Frederick von Hohenstaufen was born into troubled times. By one account, his mother gave birth to him in the public market place in order to convince the skeptical nobility of the legitimacy of the imperial heir.
While this tale is most unlikely, Frederick had to put up with continuous challenges to his authority throughout a tumultuous career. Orphaned as an infant, the future Holy Roman Emperor was raised by the Pope, who was convinced that in Frederick he would have the perfect surrogate to go on Crusade and restore the Kingdom of Jerusalem.
Unfortunately for the Pope, Frederick was much more interested in scholarship and in securing his own power base in Europe than on being a mere Papal tool. When Frederick finally set off for the Holy Land in 1228, he outraged much of the die-hard Catholic world by getting Jerusalem and many of the other holy sites returned to the Christians by a treaty with the Moslem sultan, rather than engaging in the then- standard practice of war and pillage. In the course of the treaty negotiations, he sent the sultan a copy of his remarkable book The Art of Falconry, arguably the first real ornithology text, which has survived to the present day.
The Art of Falconry; Being the De Arte Venandi cum Avibus of Frederick II of Hohenstaufen by Frederick the Second of Hohenstaufen, lovingly translated and edited by Casey Wood and F. Marjorie Fyfe (Stanford Univ. Press) is a really wonderful translation with commentary that belongs on the shelf of any natural historian even remotely interested in birds.
In spite of its title, The Art of Falconry covers a broad range of avian taxa and contains a wealth of information, some drawn from ancient authors including Aristotle but much from Frederick’s personal observation and experimentation. (Even his worst critics acknowledged the emperor’s deep scholarship.)

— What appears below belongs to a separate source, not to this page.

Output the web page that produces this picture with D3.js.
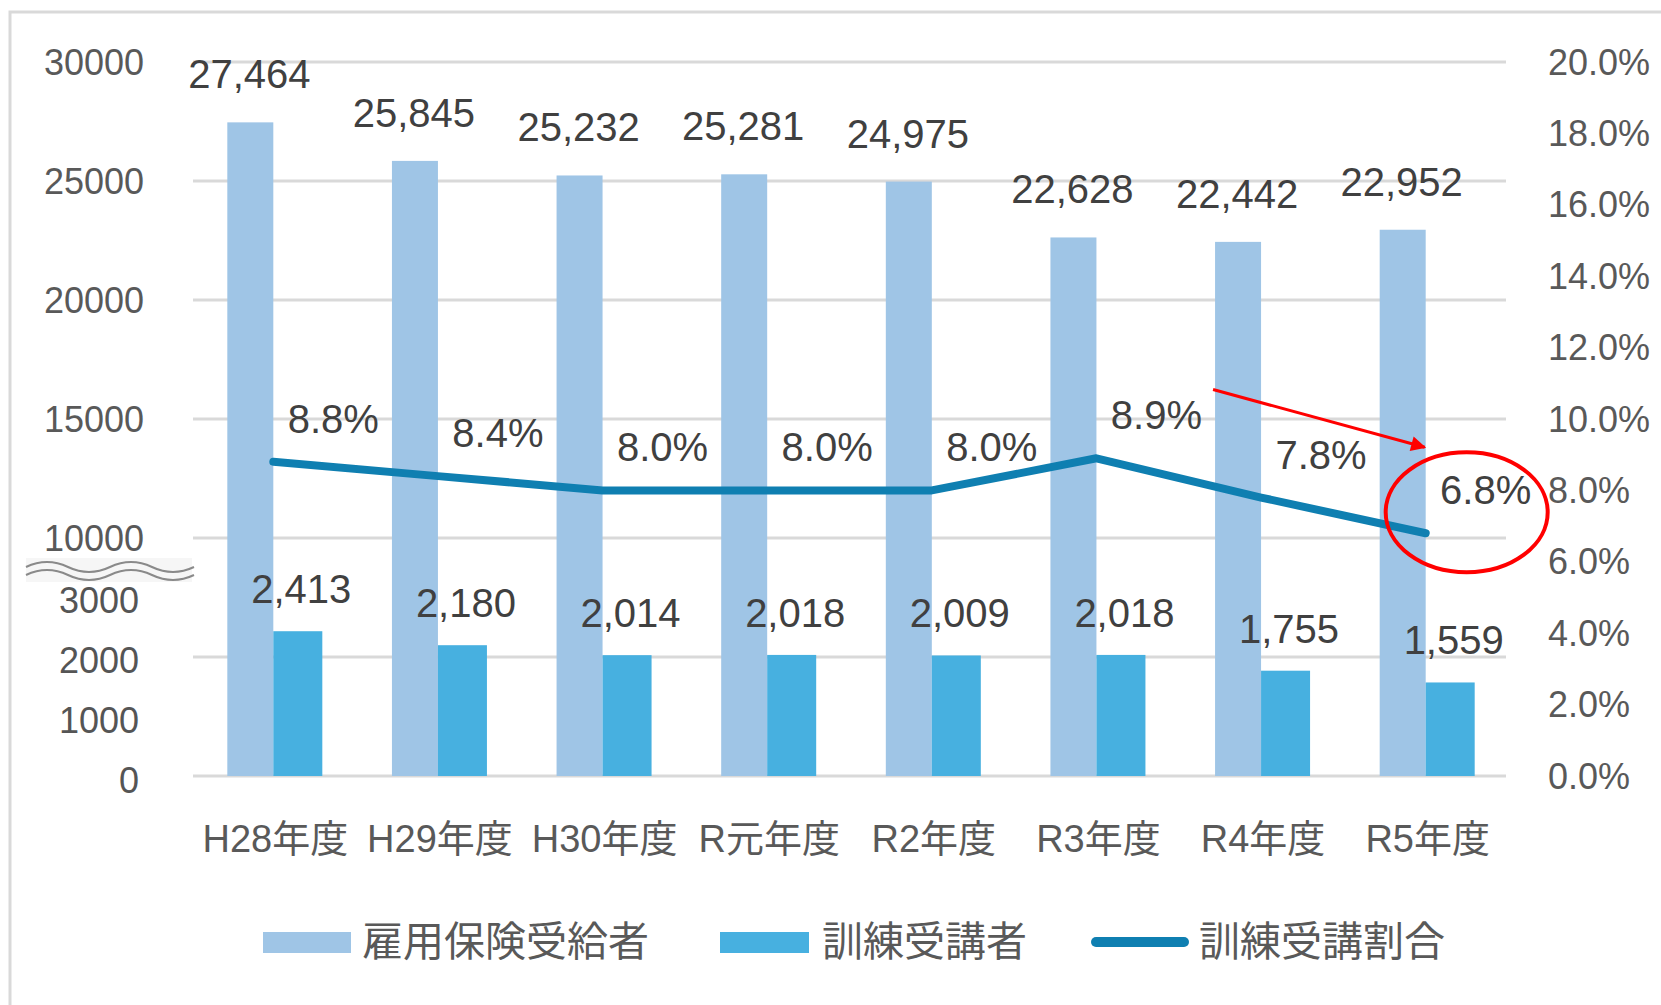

Frederick certainly gives us plenty about falconry itself, but he is interested in what we now call the “life histories” of birds in general, and the book bubbles over with intriguing pieces of information on clutch size, nesting habits, food sources… the list goes on and on. Wood and Fyfe have done a really remarkable job in preserving the book’s readability while remaining faithful to the author’s structure and goals. One can pick up The Art of Falconry (admittedly with some effort; the book is large- dictionary-sized, with over 700 pages!) and read it cover to cover, or open it just about anywhere, secure in the knowledge that you will find something fascinating to divert you. In either case you will come away with a deeper understanding and appreciation both of birds and the science of ornithology and also of one of the truly great minds of medieval natural history.